··· Given information

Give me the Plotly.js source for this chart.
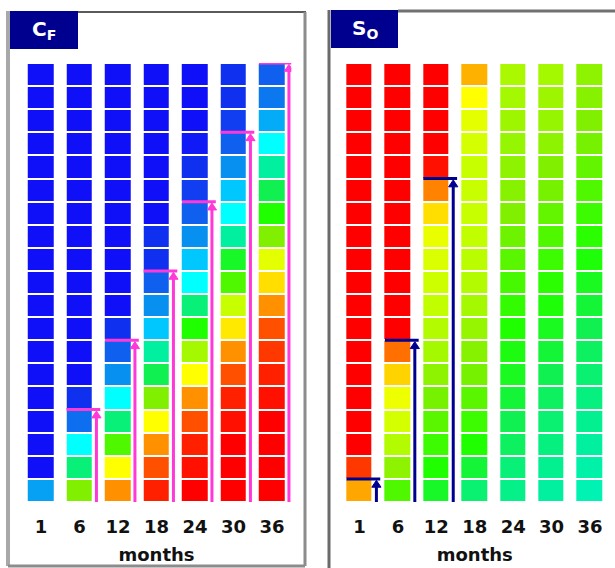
<!DOCTYPE html>
<html>
<head>
<meta charset="utf-8">
<script src="https://cdn.plot.ly/plotly-3.0.1.min.js"></script>
<style>html,body{margin:0;padding:0;background:#fff;}#chart{width:615px;height:568px;}</style>
</head>
<body>
<div id="chart"></div>
<script>
// ---------- DATA ----------
const months = ['1', '6', '12', '18', '24', '30', '36'];
const cellIndex = [0,1,2,3,4,5,6,7,8,9,10,11,12,13,14,15,16,17,18];

// C_F panel: one array per month, values from bottom cell to top cell (colour level 0..15)
const cf_m1  = [3.3,0,0,0,0,0,0,0,0,0,0,0,0,0,0,0,0,0,0];
const cf_m6  = [9,6.5,5,2.3,1,0,0,0,0,0,0,0,0,0,0,0,0,0,0];
const cf_m12 = [12,11,8.5,6.5,5,3,2,1,0,0,0,0,0,0,0,0,0,0,0];
const cf_m18 = [14,13,12,11,9,7,6,4,3,2,1,1,0,0,0,0,0,0,0];
const cf_m24 = [15,14.5,14,13,12,11,9.5,8,6.5,5,4,3,2,1.3,1,0.3,0,0,0];
const cf_m30 = [15,15,15,14.5,14,13,12,11.2,10,8.5,7.5,6,5,4,3,2,1.3,1,1];
const cf_m36 = [15,15,15,15,14.5,14,13.5,13,12,11.3,10.5,9,8,7,6,5,3.5,2.5,2];

// S_O panel
const so_m1  = [11.8,13.5,15,15,15,15,15,15,15,15,15,15,15,15,15,15,15,15,15];
const so_m6  = [8.5,9.2,9.7,10.2,10.7,11.4,12.5,15,15,15,15,15,15,15,15,15,15,15,15];
const so_m12 = [7.5,8.0,8.3,8.6,8.9,9.2,9.5,9.7,9.9,10.1,10.3,10.6,11.3,12.2,14.5,15,15,15,15];
const so_m18 = [6.6,7.3,8.0,8.3,8.6,8.9,9.1,9.3,9.5,9.7,9.8,9.9,10,10,10,10.2,10.5,11,11.7];
const so_m24 = [6.3,6.5,6.8,7.0,7.3,7.6,7.8,8.0,8.2,8.4,8.6,8.8,9.0,9.1,9.2,9.3,9.4,9.5,9.6];
const so_m30 = [6.0,6.2,6.4,6.6,6.8,7.0,7.3,7.6,7.9,8.1,8.3,8.5,8.7,8.9,9.0,9.2,9.3,9.4,9.5];
const so_m36 = [5.8,5.9,6.0,6.2,6.4,6.6,6.8,7.0,7.3,7.6,7.9,8.1,8.3,8.5,8.7,8.9,9.0,9.1,9.2];

// front position (number of cells reached) marked by arrows; null = no arrow
const cfFront = [null, 4, 7, 10, 13, 16, 19];
const soFront = [1, 7, 14, null, null, null, null];

// colour levels 0..15
const levelColors = ['#1010f8','#1030f0','#1060f0','#0890f0','#00c8ff','#00ffff','#00f0a0',
  '#10f050','#20ff00','#80f000','#c8ff00','#ffff00','#ff9000','#ff5000','#ff2000','#ff0000'];

// ---------- BUILD ----------
const cfCols = [cf_m1, cf_m6, cf_m12, cf_m18, cf_m24, cf_m30, cf_m36];
const soCols = [so_m1, so_m6, so_m12, so_m18, so_m24, so_m30, so_m36];
const xIdx = months.map((m, i) => i);
const toZ = cols => cellIndex.map(r => cols.map(c => c[r]));
const colorscale = levelColors.map((c, i) => [i / (levelColors.length - 1), c]);

const W = 615, H = 568;
const px = x => x / W, py = y => 1 - y / H;

function hm(z, xa, ya) {
  return {type: 'heatmap', x: xIdx, y: cellIndex, z: z, xaxis: xa, yaxis: ya,
    colorscale: colorscale, zmin: 0, zmax: 15, showscale: false, xgap: 13, ygap: 2,
    hoverinfo: 'skip'};
}
const data = [hm(toZ(cfCols), 'x', 'y'), hm(toZ(soCols), 'x2', 'y2')];

const shapes = [];
const annotations = [];
function arrows(front, xref, yref, color) {
  front.forEach((f, i) => {
    if (f === null) return;
    const top = f - 0.5;
    const ax = i + 0.44;
    // horizontal bar at the front
    shapes.push({type: 'line', xref: xref, yref: yref, x0: i - 0.34, x1: ax + 0.1, y0: top, y1: top,
      line: {color: color, width: 3}});
    // shaft
    shapes.push({type: 'line', xref: xref, yref: yref, x0: ax, x1: ax, y0: -0.5, y1: top - 0.25,
      line: {color: color, width: 3}});
    // head
    const tip = top - 0.06, base = top - 0.36, hw = 0.12;
    shapes.push({type: 'path', xref: xref, yref: yref,
      path: 'M' + (ax - hw) + ',' + base + ' L' + ax + ',' + tip + ' L' + (ax + hw) + ',' + base + ' Z',
      fillcolor: color, line: {color: color, width: 1}});
  });
}
arrows(cfFront, 'x', 'y', '#ff38d8');
arrows(soFront, 'x2', 'y2', '#000090');

// frames
function pline(x0, y0, x1, y1, color, width) {
  shapes.push({type: 'line', xref: 'paper', yref: 'paper', x0: px(x0), x1: px(x1), y0: py(y0), y1: py(y1),
    line: {color: color, width: width}, layer: 'above'});
}
pline(8, 11, 8, 566, '#a8a8a8', 4);
pline(78, 12, 306, 12, '#5a5a5a', 2);
pline(305, 12, 305, 566, '#8c8c8c', 3);
pline(8, 566, 305, 566, '#8c8c8c', 3);
pline(329, 10, 329, 568, '#6a6a6a', 3);
pline(398, 11, 615, 11, '#707070', 3);

function tbox(x0, y0, x1, y1, label) {
  shapes.push({type: 'rect', xref: 'paper', yref: 'paper', x0: px(x0), x1: px(x1), y0: py(y1), y1: py(y0),
    fillcolor: '#00008f', line: {width: 0}, layer: 'above'});
  annotations.push({xref: 'paper', yref: 'paper', x: px((x0 + x1) / 2), y: py((y0 + y1) / 2),
    xanchor: 'center', yanchor: 'middle', showarrow: false, text: label,
    font: {family: 'DejaVu Sans', size: 20, color: '#ffffff', weight: 'bold'}});
}
tbox(10, 11, 78, 49, 'C<sub>F</sub>');
tbox(331, 10, 398, 48, 'S<sub>O</sub>');

const tickFont = {family: 'DejaVu Sans', size: 18, color: '#111111', weight: 'bold'};
function xax(domain) {
  return {domain: domain, range: [-0.5, 6.5], tickvals: xIdx, ticktext: months, ticks: '',
    showgrid: false, zeroline: false, showline: false, fixedrange: true, automargin: false,
    tickfont: tickFont, ticklabelstandoff: 12,
    title: {text: 'months', font: tickFont, standoff: 12}};
}
function yax(domain) {
  return {domain: domain, range: [-0.5, 18.5], visible: false, fixedrange: true};
}
const yDom = [py(502), py(63)];
const layout = {
  width: W, height: H, margin: {l: 0, r: 0, t: 0, b: 0},
  paper_bgcolor: '#ffffff', plot_bgcolor: '#ffffff', showlegend: false,
  xaxis: xax([px(21.75), px(291.25)]), yaxis: yax(yDom),
  xaxis2: Object.assign(xax([px(340.3), px(609.2)]), {anchor: 'y2'}),
  yaxis2: Object.assign(yax(yDom), {anchor: 'x2'}),
  shapes: shapes, annotations: annotations
};
layout.xaxis.anchor = 'y';
Plotly.newPlot('chart', data, layout, {staticPlot: true, displayModeBar: false});
</script>
</body>
</html>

······

» **Written instruction**:
Make an exact copy of all the material, but keep the pictures out of it.

» **Problem solution**:
Give me the Plotly.js source for this chart.
<!DOCTYPE html>
<html>
<head>
<meta charset="utf-8">
<script src="https://cdn.plot.ly/plotly-3.0.1.min.js"></script>
<style>html,body{margin:0;padding:0;background:#fff;}#chart{width:615px;height:568px;}</style>
</head>
<body>
<div id="chart"></div>
<script>
// ---------- DATA ----------
const months = ['1', '6', '12', '18', '24', '30', '36'];
const cellIndex = [0,1,2,3,4,5,6,7,8,9,10,11,12,13,14,15,16,17,18];

// C_F panel: one array per month, values from bottom cell to top cell (colour level 0..15)
const cf_m1  = [3.3,0,0,0,0,0,0,0,0,0,0,0,0,0,0,0,0,0,0];
const cf_m6  = [9,6.5,5,2.3,1,0,0,0,0,0,0,0,0,0,0,0,0,0,0];
const cf_m12 = [12,11,8.5,6.5,5,3,2,1,0,0,0,0,0,0,0,0,0,0,0];
const cf_m18 = [14,13,12,11,9,7,6,4,3,2,1,1,0,0,0,0,0,0,0];
const cf_m24 = [15,14.5,14,13,12,11,9.5,8,6.5,5,4,3,2,1.3,1,0.3,0,0,0];
const cf_m30 = [15,15,15,14.5,14,13,12,11.2,10,8.5,7.5,6,5,4,3,2,1.3,1,1];
const cf_m36 = [15,15,15,15,14.5,14,13.5,13,12,11.3,10.5,9,8,7,6,5,3.5,2.5,2];

// S_O panel
const so_m1  = [11.8,13.5,15,15,15,15,15,15,15,15,15,15,15,15,15,15,15,15,15];
const so_m6  = [8.5,9.2,9.7,10.2,10.7,11.4,12.5,15,15,15,15,15,15,15,15,15,15,15,15];
const so_m12 = [7.5,8.0,8.3,8.6,8.9,9.2,9.5,9.7,9.9,10.1,10.3,10.6,11.3,12.2,14.5,15,15,15,15];
const so_m18 = [6.6,7.3,8.0,8.3,8.6,8.9,9.1,9.3,9.5,9.7,9.8,9.9,10,10,10,10.2,10.5,11,11.7];
const so_m24 = [6.3,6.5,6.8,7.0,7.3,7.6,7.8,8.0,8.2,8.4,8.6,8.8,9.0,9.1,9.2,9.3,9.4,9.5,9.6];
const so_m30 = [6.0,6.2,6.4,6.6,6.8,7.0,7.3,7.6,7.9,8.1,8.3,8.5,8.7,8.9,9.0,9.2,9.3,9.4,9.5];
const so_m36 = [5.8,5.9,6.0,6.2,6.4,6.6,6.8,7.0,7.3,7.6,7.9,8.1,8.3,8.5,8.7,8.9,9.0,9.1,9.2];

// front position (number of cells reached) marked by arrows; null = no arrow
const cfFront = [null, 4, 7, 10, 13, 16, 19];
const soFront = [1, 7, 14, null, null, null, null];

// colour levels 0..15
const levelColors = ['#1010f8','#1030f0','#1060f0','#0890f0','#00c8ff','#00ffff','#00f0a0',
  '#10f050','#20ff00','#80f000','#c8ff00','#ffff00','#ff9000','#ff5000','#ff2000','#ff0000'];

// ---------- BUILD ----------
const cfCols = [cf_m1, cf_m6, cf_m12, cf_m18, cf_m24, cf_m30, cf_m36];
const soCols = [so_m1, so_m6, so_m12, so_m18, so_m24, so_m30, so_m36];
const xIdx = months.map((m, i) => i);
const toZ = cols => cellIndex.map(r => cols.map(c => c[r]));
const colorscale = levelColors.map((c, i) => [i / (levelColors.length - 1), c]);

const W = 615, H = 568;
const px = x => x / W, py = y => 1 - y / H;

function hm(z, xa, ya) {
  return {type: 'heatmap', x: xIdx, y: cellIndex, z: z, xaxis: xa, yaxis: ya,
    colorscale: colorscale, zmin: 0, zmax: 15, showscale: false, xgap: 13, ygap: 2,
    hoverinfo: 'skip'};
}
const data = [hm(toZ(cfCols), 'x', 'y'), hm(toZ(soCols), 'x2', 'y2')];

const shapes = [];
const annotations = [];
function arrows(front, xref, yref, color) {
  front.forEach((f, i) => {
    if (f === null) return;
    const top = f - 0.5;
    const ax = i + 0.44;
    // horizontal bar at the front
    shapes.push({type: 'line', xref: xref, yref: yref, x0: i - 0.34, x1: ax + 0.1, y0: top, y1: top,
      line: {color: color, width: 3}});
    // shaft
    shapes.push({type: 'line', xref: xref, yref: yref, x0: ax, x1: ax, y0: -0.5, y1: top - 0.25,
      line: {color: color, width: 3}});
    // head
    const tip = top - 0.06, base = top - 0.36, hw = 0.12;
    shapes.push({type: 'path', xref: xref, yref: yref,
      path: 'M' + (ax - hw) + ',' + base + ' L' + ax + ',' + tip + ' L' + (ax + hw) + ',' + base + ' Z',
      fillcolor: color, line: {color: color, width: 1}});
  });
}
arrows(cfFront, 'x', 'y', '#ff38d8');
arrows(soFront, 'x2', 'y2', '#000090');

// frames
function pline(x0, y0, x1, y1, color, width) {
  shapes.push({type: 'line', xref: 'paper', yref: 'paper', x0: px(x0), x1: px(x1), y0: py(y0), y1: py(y1),
    line: {color: color, width: width}, layer: 'above'});
}
pline(8, 11, 8, 566, '#a8a8a8', 4);
pline(78, 12, 306, 12, '#5a5a5a', 2);
pline(305, 12, 305, 566, '#8c8c8c', 3);
pline(8, 566, 305, 566, '#8c8c8c', 3);
pline(329, 10, 329, 568, '#6a6a6a', 3);
pline(398, 11, 615, 11, '#707070', 3);

function tbox(x0, y0, x1, y1, label) {
  shapes.push({type: 'rect', xref: 'paper', yref: 'paper', x0: px(x0), x1: px(x1), y0: py(y1), y1: py(y0),
    fillcolor: '#00008f', line: {width: 0}, layer: 'above'});
  annotations.push({xref: 'paper', yref: 'paper', x: px((x0 + x1) / 2), y: py((y0 + y1) / 2),
    xanchor: 'center', yanchor: 'middle', showarrow: false, text: label,
    font: {family: 'DejaVu Sans', size: 20, color: '#ffffff', weight: 'bold'}});
}
tbox(10, 11, 78, 49, 'C<sub>F</sub>');
tbox(331, 10, 398, 48, 'S<sub>O</sub>');

const tickFont = {family: 'DejaVu Sans', size: 18, color: '#111111', weight: 'bold'};
function xax(domain) {
  return {domain: domain, range: [-0.5, 6.5], tickvals: xIdx, ticktext: months, ticks: '',
    showgrid: false, zeroline: false, showline: false, fixedrange: true, automargin: false,
    tickfont: tickFont, ticklabelstandoff: 12,
    title: {text: 'months', font: tickFont, standoff: 12}};
}
function yax(domain) {
  return {domain: domain, range: [-0.5, 18.5], visible: false, fixedrange: true};
}
const yDom = [py(502), py(63)];
const layout = {
  width: W, height: H, margin: {l: 0, r: 0, t: 0, b: 0},
  paper_bgcolor: '#ffffff', plot_bgcolor: '#ffffff', showlegend: false,
  xaxis: xax([px(21.75), px(291.25)]), yaxis: yax(yDom),
  xaxis2: Object.assign(xax([px(340.3), px(609.2)]), {anchor: 'y2'}),
  yaxis2: Object.assign(yax(yDom), {anchor: 'x2'}),
  shapes: shapes, annotations: annotations
};
layout.xaxis.anchor = 'y';
Plotly.newPlot('chart', data, layout, {staticPlot: true, displayModeBar: false});
</script>
</body>
</html>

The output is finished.